→ **Objective**
Your task is to reproduce, verbatim and without pictures, the lines from the opening of the listing through the line containing "x = bb.x1 + gap".

━━━━━━

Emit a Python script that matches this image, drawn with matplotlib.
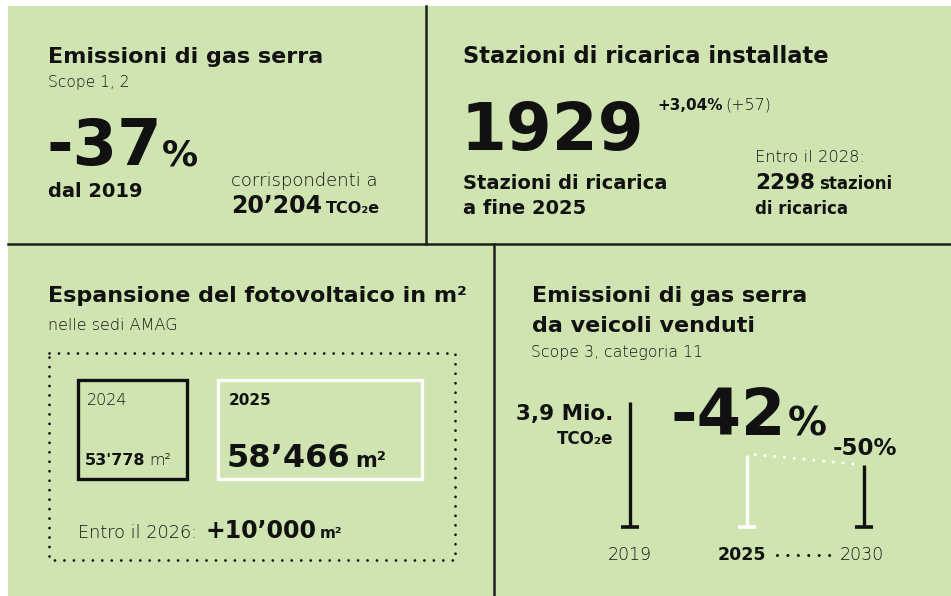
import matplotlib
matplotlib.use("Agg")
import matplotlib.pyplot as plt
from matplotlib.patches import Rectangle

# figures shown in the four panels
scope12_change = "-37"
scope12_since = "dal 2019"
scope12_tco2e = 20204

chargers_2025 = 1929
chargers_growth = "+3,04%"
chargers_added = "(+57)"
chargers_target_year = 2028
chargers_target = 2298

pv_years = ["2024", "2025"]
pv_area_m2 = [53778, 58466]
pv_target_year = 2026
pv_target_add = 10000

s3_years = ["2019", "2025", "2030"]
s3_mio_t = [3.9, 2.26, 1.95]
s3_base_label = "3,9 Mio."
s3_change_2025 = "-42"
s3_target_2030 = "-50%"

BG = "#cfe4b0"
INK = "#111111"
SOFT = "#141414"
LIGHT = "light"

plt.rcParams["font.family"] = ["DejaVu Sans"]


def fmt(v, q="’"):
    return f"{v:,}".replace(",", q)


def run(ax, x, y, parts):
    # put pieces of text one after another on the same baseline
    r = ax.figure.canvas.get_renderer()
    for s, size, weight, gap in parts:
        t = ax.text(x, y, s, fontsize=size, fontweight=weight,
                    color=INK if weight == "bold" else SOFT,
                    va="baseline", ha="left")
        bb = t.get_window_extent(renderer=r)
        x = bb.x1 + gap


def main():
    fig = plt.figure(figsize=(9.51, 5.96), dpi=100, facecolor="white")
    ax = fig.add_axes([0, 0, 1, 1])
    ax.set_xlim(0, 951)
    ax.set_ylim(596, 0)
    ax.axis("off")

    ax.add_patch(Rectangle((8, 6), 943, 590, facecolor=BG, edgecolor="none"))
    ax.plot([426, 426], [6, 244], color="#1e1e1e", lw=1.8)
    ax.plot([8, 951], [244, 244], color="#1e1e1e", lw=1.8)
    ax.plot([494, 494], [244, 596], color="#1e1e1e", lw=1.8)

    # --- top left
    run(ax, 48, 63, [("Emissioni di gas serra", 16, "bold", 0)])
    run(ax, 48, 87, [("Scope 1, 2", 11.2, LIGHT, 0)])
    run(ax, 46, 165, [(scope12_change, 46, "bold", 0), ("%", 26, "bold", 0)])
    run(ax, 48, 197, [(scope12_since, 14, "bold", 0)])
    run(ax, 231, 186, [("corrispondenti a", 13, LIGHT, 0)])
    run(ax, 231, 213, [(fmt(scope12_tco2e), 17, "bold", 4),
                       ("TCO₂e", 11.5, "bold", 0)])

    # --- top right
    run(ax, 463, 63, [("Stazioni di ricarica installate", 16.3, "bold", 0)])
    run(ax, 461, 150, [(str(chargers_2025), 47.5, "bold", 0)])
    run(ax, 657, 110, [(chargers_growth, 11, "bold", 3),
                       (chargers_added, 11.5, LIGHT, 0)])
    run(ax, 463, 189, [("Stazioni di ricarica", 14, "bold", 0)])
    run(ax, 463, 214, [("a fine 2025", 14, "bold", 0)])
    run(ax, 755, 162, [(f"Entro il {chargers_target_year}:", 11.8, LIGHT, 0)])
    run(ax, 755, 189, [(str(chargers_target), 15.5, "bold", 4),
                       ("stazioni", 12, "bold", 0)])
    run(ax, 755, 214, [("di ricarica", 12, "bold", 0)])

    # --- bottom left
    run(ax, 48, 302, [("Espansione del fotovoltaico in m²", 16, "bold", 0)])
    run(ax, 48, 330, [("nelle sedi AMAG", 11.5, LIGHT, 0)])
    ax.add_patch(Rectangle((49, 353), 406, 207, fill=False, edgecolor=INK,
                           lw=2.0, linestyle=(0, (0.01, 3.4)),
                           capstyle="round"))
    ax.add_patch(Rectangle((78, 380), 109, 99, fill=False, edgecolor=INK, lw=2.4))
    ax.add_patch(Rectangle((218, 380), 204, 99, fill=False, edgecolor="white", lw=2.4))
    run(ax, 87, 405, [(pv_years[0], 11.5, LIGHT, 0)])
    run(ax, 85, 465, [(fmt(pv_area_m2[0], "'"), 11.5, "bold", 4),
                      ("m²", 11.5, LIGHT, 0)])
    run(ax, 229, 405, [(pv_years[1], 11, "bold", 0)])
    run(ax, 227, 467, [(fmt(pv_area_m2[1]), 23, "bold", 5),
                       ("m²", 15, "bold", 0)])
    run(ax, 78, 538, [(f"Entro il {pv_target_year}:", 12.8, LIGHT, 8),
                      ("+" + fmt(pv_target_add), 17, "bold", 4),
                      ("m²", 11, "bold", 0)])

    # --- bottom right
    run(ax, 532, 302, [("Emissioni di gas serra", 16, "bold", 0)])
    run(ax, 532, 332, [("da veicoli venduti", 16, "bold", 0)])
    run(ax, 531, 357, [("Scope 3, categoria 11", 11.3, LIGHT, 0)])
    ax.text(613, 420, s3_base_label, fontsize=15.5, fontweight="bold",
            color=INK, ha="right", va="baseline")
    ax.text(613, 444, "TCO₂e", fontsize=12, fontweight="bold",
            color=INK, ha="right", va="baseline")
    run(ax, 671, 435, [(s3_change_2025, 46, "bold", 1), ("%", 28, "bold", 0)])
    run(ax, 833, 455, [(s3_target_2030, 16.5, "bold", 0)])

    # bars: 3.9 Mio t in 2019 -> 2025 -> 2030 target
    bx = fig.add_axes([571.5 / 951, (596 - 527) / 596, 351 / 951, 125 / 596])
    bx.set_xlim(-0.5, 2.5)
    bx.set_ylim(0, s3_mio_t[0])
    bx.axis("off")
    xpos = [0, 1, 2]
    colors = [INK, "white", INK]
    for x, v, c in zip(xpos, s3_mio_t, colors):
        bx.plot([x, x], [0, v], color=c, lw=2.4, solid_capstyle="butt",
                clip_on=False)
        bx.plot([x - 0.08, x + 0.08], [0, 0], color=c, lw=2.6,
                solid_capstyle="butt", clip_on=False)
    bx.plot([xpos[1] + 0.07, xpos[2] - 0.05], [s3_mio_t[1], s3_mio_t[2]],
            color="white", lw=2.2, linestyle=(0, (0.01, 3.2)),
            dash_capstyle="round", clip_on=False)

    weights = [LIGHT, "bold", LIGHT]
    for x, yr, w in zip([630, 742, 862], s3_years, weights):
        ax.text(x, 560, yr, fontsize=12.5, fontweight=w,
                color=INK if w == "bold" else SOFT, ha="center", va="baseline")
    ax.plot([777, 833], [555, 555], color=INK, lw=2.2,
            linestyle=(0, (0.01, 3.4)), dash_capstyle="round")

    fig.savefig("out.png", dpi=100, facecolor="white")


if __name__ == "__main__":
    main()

━━━━━━

→ **Solution to this task**
Emit a Python script that matches this image, drawn with matplotlib.
import matplotlib
matplotlib.use("Agg")
import matplotlib.pyplot as plt
from matplotlib.patches import Rectangle

# figures shown in the four panels
scope12_change = "-37"
scope12_since = "dal 2019"
scope12_tco2e = 20204

chargers_2025 = 1929
chargers_growth = "+3,04%"
chargers_added = "(+57)"
chargers_target_year = 2028
chargers_target = 2298

pv_years = ["2024", "2025"]
pv_area_m2 = [53778, 58466]
pv_target_year = 2026
pv_target_add = 10000

s3_years = ["2019", "2025", "2030"]
s3_mio_t = [3.9, 2.26, 1.95]
s3_base_label = "3,9 Mio."
s3_change_2025 = "-42"
s3_target_2030 = "-50%"

BG = "#cfe4b0"
INK = "#111111"
SOFT = "#141414"
LIGHT = "light"

plt.rcParams["font.family"] = ["DejaVu Sans"]


def fmt(v, q="’"):
    return f"{v:,}".replace(",", q)


def run(ax, x, y, parts):
    # put pieces of text one after another on the same baseline
    r = ax.figure.canvas.get_renderer()
    for s, size, weight, gap in parts:
        t = ax.text(x, y, s, fontsize=size, fontweight=weight,
                    color=INK if weight == "bold" else SOFT,
                    va="baseline", ha="left")
        bb = t.get_window_extent(renderer=r)
        x = bb.x1 + gap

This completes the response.